Dream of gas tax holiday falters over job losses
WASHINGTON - The political vision of a summer gas tax holiday died a quick death in Congress, losing to a view that federal excise taxes on gasoline and diesel fuel will have to go up if they go anywhere.
Despite calls from the presidential campaign trail for a Memorial Day-to-Labor Day tax freeze, lawmakers quickly concluded with a prod from the construction industry that having $9 billion less to spend on highways could create a pre-election specter of thousands of lost jobs.
Now, lawmakers quietly are talking about raising fuel taxes by a dime from the current 18.4 cents a gallon on gasoline and 24.3 cents on diesel fuel.
With gas prices setting records daily, Republican presidential hopeful John McCain and former Democratic candidate Hillary Rodham Clinton called for a 90-day suspension of the federal fuel tax to give drivers a little relief at the pump. The fuel taxes go into the Highway Trust Fund, which is used for road construction and repair and mass transit.
Clinton suggested making up for the loss by imposing a windfall profit tax on oil companies, an idea that Republicans rejected. McCain said the money could come out of the general Treasury fund, in effect adding to the federal deficit, and is still getting mileage from the idea.
"Some economists don't think much of my gas tax holiday," he said in a speech this month. "But the American people like it, and so do small business owners."
Barack Obama, the likely Democratic nominee, opposed the idea from the beginning and the White House gave it a cold shoulder. Depriving the 52-year-old Highway Trust Fund of $9 billion at a time when it is heading into the red doomed the notion of a gas tax holiday in Congress.
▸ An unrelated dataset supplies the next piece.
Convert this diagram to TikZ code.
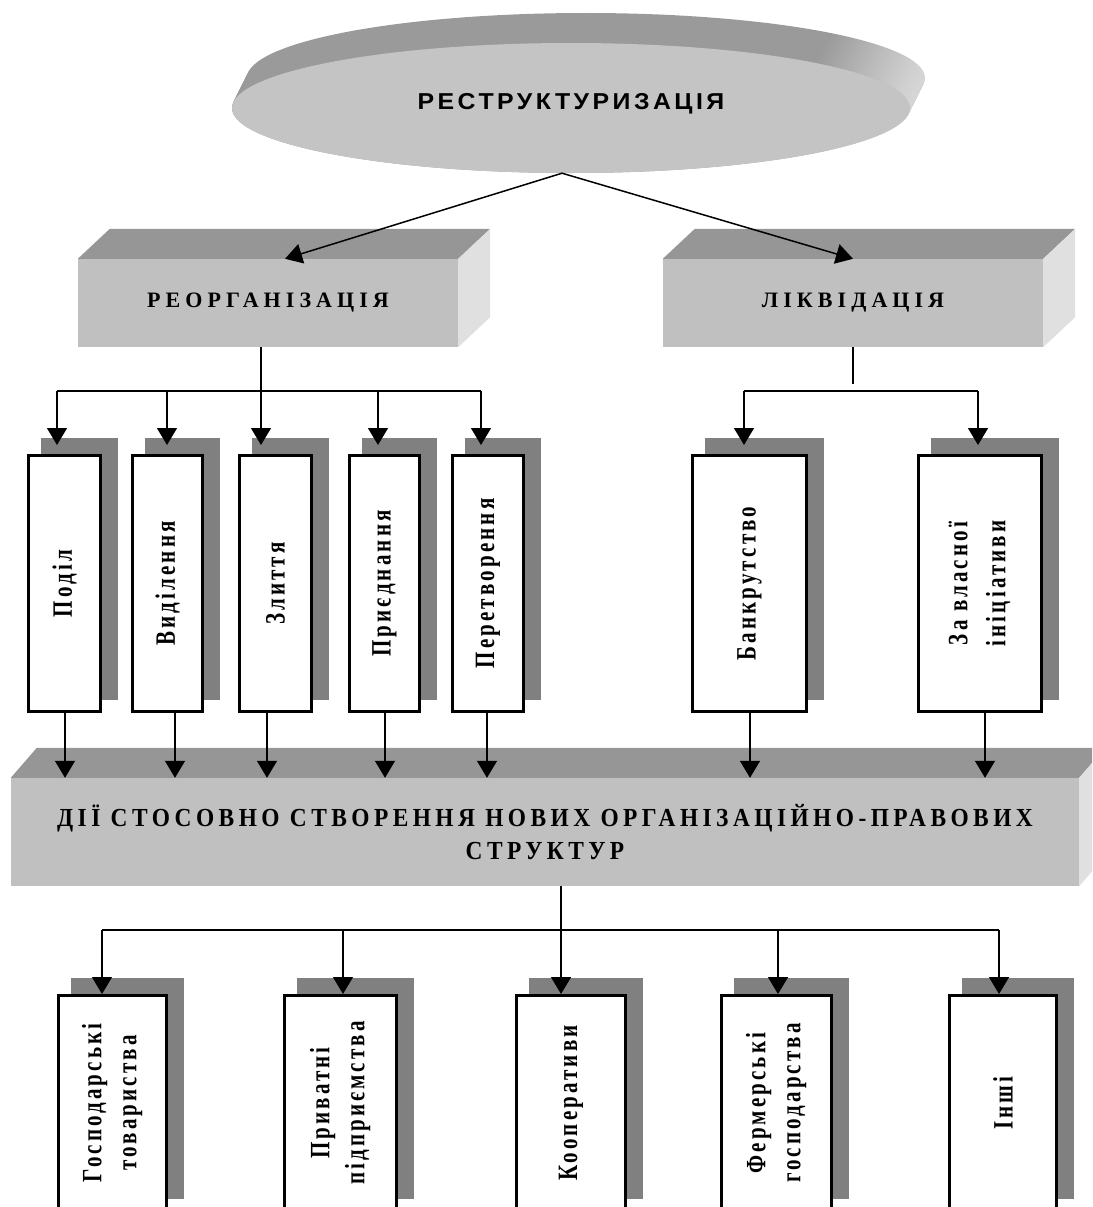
\documentclass[tikz,border=0pt]{standalone}
\usepackage{fontspec}
\setmainfont{Liberation Serif}
\newfontfamily\titlefont[LetterSpace=14]{Liberation Sans}
\newfontfamily\lblfont[LetterSpace=15]{Liberation Serif}
\newfontfamily\hdfont[LetterSpace=23]{Liberation Serif}
\newfontfamily\bigfont[LetterSpace=19]{Liberation Serif}
\usetikzlibrary{arrows.meta,shapes.geometric,backgrounds}
\definecolor{facec}{RGB}{192,192,192}
\definecolor{topc}{RGB}{150,150,150}
\definecolor{sidec}{RGB}{224,224,224}
\definecolor{shadc}{RGB}{128,128,128}
\definecolor{ellc}{RGB}{196,196,196}
\definecolor{rimc}{RGB}{154,154,154}
\definecolor{riml}{RGB}{214,214,214}
\pgfdeclarehorizontalshading{rimshade}{100bp}{color(0bp)=(rimc); color(68bp)=(rimc); color(75bp)=(riml); color(100bp)=(riml)}
\newcommand{\vlab}[1]{\rotatebox{90}{\scalebox{0.75}[1]{#1}}}
\newcommand{\vlabb}[3]{\rotatebox{90}{\scalebox{0.75}[1]{\begin{tabular}{@{}c@{}}#1\\[#3]#2\end{tabular}}}}
\newcommand{\cond}[1]{\scalebox{0.9}[1]{#1}}
\begin{document}
\begin{tikzpicture}[x=1pt,y=-1pt,
  conn/.style={line width=1.5pt},
  arr/.style={conn,-{Triangle[length=17pt,width=20pt]}},
  vbox/.style={draw, line width=3pt, fill=white, inner sep=0pt, font=\lblfont\bfseries\fontsize{28}{32}\selectfont},
  box3d/.style={fill=facec, inner sep=0pt, font=\hdfont\bfseries\fontsize{22}{26}\selectfont}
]
\useasboundingbox (0,0) rectangle (1092,1207);
\clip (0,0) rectangle (1092,1207);

% ---- top ellipse with rim
\foreach \i in {0,...,30}{\shade[shading=rimshade] ({586-0.5*\i},{78+\i}) ellipse [x radius=339pt, y radius=65pt];}
\node[ellipse, fill=ellc, minimum width=678pt, minimum height=130pt, inner sep=0pt] (restr) at (571,108) {};
\node[font=\titlefont\bfseries\fontsize{23}{28}\selectfont] (restrt) at (571,104) {\scalebox{1.08}[1]{РЕСТРУКТУРИЗАЦІЯ}};

% ---- 3D boxes
\node[box3d, minimum width=380pt, minimum height=88pt] (reorg) at (268,303) {РЕОРГАНІЗАЦІЯ};
\fill[topc] (reorg.north west) -- ([shift={(32,-30)}]reorg.north west) -- ([shift={(32,-30)}]reorg.north east) -- (reorg.north east) -- cycle;
\fill[sidec] (reorg.north east) -- ([shift={(32,-30)}]reorg.north east) -- ([shift={(32,-30)}]reorg.south east) -- (reorg.south east) -- cycle;

\node[box3d, minimum width=380pt, minimum height=88pt] (liq) at (853,303) {ЛІКВІДАЦІЯ};
\fill[topc] (liq.north west) -- ([shift={(32,-30)}]liq.north west) -- ([shift={(32,-30)}]liq.north east) -- (liq.north east) -- cycle;
\fill[sidec] (liq.north east) -- ([shift={(32,-30)}]liq.north east) -- ([shift={(32,-30)}]liq.south east) -- (liq.south east) -- cycle;

\node[box3d, font=\bigfont\bfseries\fontsize{26}{33}\selectfont, align=center, minimum width=1068pt, minimum height=108pt] (big) at (545,832) {\cond{ДІЇ СТОСОВНО СТВОРЕННЯ НОВИХ ОРГАНІЗАЦІЙНО-ПРАВОВИХ}\\\cond{СТРУКТУР}};
\fill[topc] (big.north west) -- ([shift={(26,-30)}]big.north west) -- ([shift={(26,-30)}]big.north east) -- (big.north east) -- cycle;
\fill[sidec] (big.north east) -- ([shift={(26,-30)}]big.north east) -- ([shift={(26,-30)}]big.south east) -- (big.south east) -- cycle;

% ---- middle vertical boxes
\node[vbox, minimum width=72pt, minimum height=256pt] (m1) at (64.5,583.5) {\vlab{Поділ}};
\node[vbox, minimum width=70pt, minimum height=256pt] (m2) at (167.5,583.5) {\vlab{Виділення}};
\node[vbox, minimum width=72pt, minimum height=256pt] (m3) at (275.5,583.5) {\vlab{Злиття}};
\node[vbox, minimum width=70pt, minimum height=256pt] (m4) at (384.5,583.5) {\vlab{Приєднання}};
\node[vbox, minimum width=71pt, minimum height=256pt] (m5) at (488,583.5) {\vlab{Перетворення}};
\node[vbox, minimum width=114pt, minimum height=256pt] (m6) at (749.5,583.5) {\vlab{Банкрутство}};
\node[vbox, minimum width=123pt, minimum height=256pt] (m7) at (980,583.5) {\vlabb{За власної}{ініціативи}{6pt}};

% ---- bottom vertical boxes
\node[vbox, minimum width=108pt, minimum height=215pt] (b1) at (112.5,1103) {\vlabb{Господарські}{товариства}{3pt}};
\node[vbox, minimum width=112pt, minimum height=215pt] (b2) at (340.5,1103) {\vlabb{Приватні}{підприємства}{3pt}};
\node[vbox, minimum width=109pt, minimum height=215pt] (b3) at (571,1103) {\vlab{Кооперативи}};
\node[vbox, minimum width=110pt, minimum height=215pt] (b4) at (776.5,1103) {\vlabb{Фермерські}{господарства}{3pt}};
\node[vbox, minimum width=107pt, minimum height=215pt] (b5) at (1003,1103) {\vlab{Інші}};

\begin{scope}[on background layer]
\foreach \b in {m1,m2,m3,m4,m5,m6,m7,b1,b2,b3,b4,b5}
  \fill[shadc] ([shift={(14,-16)}]\b.north west) rectangle ([shift={(16,-13)}]\b.south east);
\end{scope}

% ---- connectors from ellipse
\coordinate (es) at ([xshift=-9pt]restr.south);
\draw[arr] (es) -- ([xshift=17pt]reorg.north);
\draw[arr] (es) -- (liq.north);

% ---- reorganisation bus
\coordinate (rs) at ([xshift=-7pt]reorg.south);
\draw[arr, shorten >=9pt] (rs) -- (rs |- m3.north);
\coordinate (u1) at (57,391);
\coordinate (u2) at (167,391);
\coordinate (u4) at (378,391);
\coordinate (u5) at (481,391);
\draw[conn] (u1) -- (u5);
\foreach \c/\b in {u1/m1,u2/m2,u4/m4,u5/m5}
  \draw[arr, shorten >=9pt] (\c) -- (\c |- \b.north);

% ---- liquidation bus
\draw[conn] (liq.south) -- ++(0,37);
\coordinate (v1) at (744,391);
\coordinate (v2) at (978,391);
\draw[conn] (v1) -- (v2);
\foreach \c/\b in {v1/m6,v2/m7}
  \draw[arr, shorten >=9pt] (\c) -- (\c |- \b.north);

% ---- into the big box
\coordinate (o1) at ([xshift=0.5pt]m1.south);
\coordinate (o2) at ([xshift=7.5pt]m2.south);
\coordinate (o3) at ([xshift=-8.5pt]m3.south);
\coordinate (o4) at ([xshift=0.5pt]m4.south);
\coordinate (o5) at ([xshift=-1pt]m5.south);
\coordinate (o6) at ([xshift=0.5pt]m6.south);
\coordinate (o7) at ([xshift=5pt]m7.south);
\foreach \o in {o1,o2,o3,o4,o5,o6,o7}
  \draw[arr] (\o) -- (\o |- big.north);

% ---- lower bus
\coordinate (bs) at ([xshift=16pt]big.south);
\coordinate (w1) at (102,930);
\coordinate (w2) at (343,930);
\coordinate (w3) at (561,930);
\coordinate (w4) at (778,930);
\coordinate (w5) at (999,930);
\draw[conn] (bs) -- (bs |- w1);
\draw[conn] (w1) -- (w5);
\foreach \c/\b in {w1/b1,w2/b2,w3/b3,w4/b4,w5/b5}
  \draw[arr] (\c) -- (\c |- \b.north);
\end{tikzpicture}
\end{document}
The chairman of the House Transportation and Infrastructure Committee, Rep. James Oberstar, and the chairman of the highway subcommittee, Rep. Peter DeFazio, presented fellow lawmakers with a list of how many jobs and how much money each state would lose. It ranged from $30 million and 1,000 jobs in Vermont to $664 million and 23,000 jobs in California.
"Because the trust fund is already looking at a looming shortfall, it would have moved project cancellations into the construction season," DeFazio, D-Ore., said in an interview. He said it was "highly unlikely" that oil companies would have passed savings along to consumers.
Just three years ago, that trust fund enjoyed a surplus of $10 billion. Even without a tax freeze, the fund is projected to finish 2009 with a deficit of $3 billion. That that could grow as Americans drive less and buy less gas because of higher pump prices.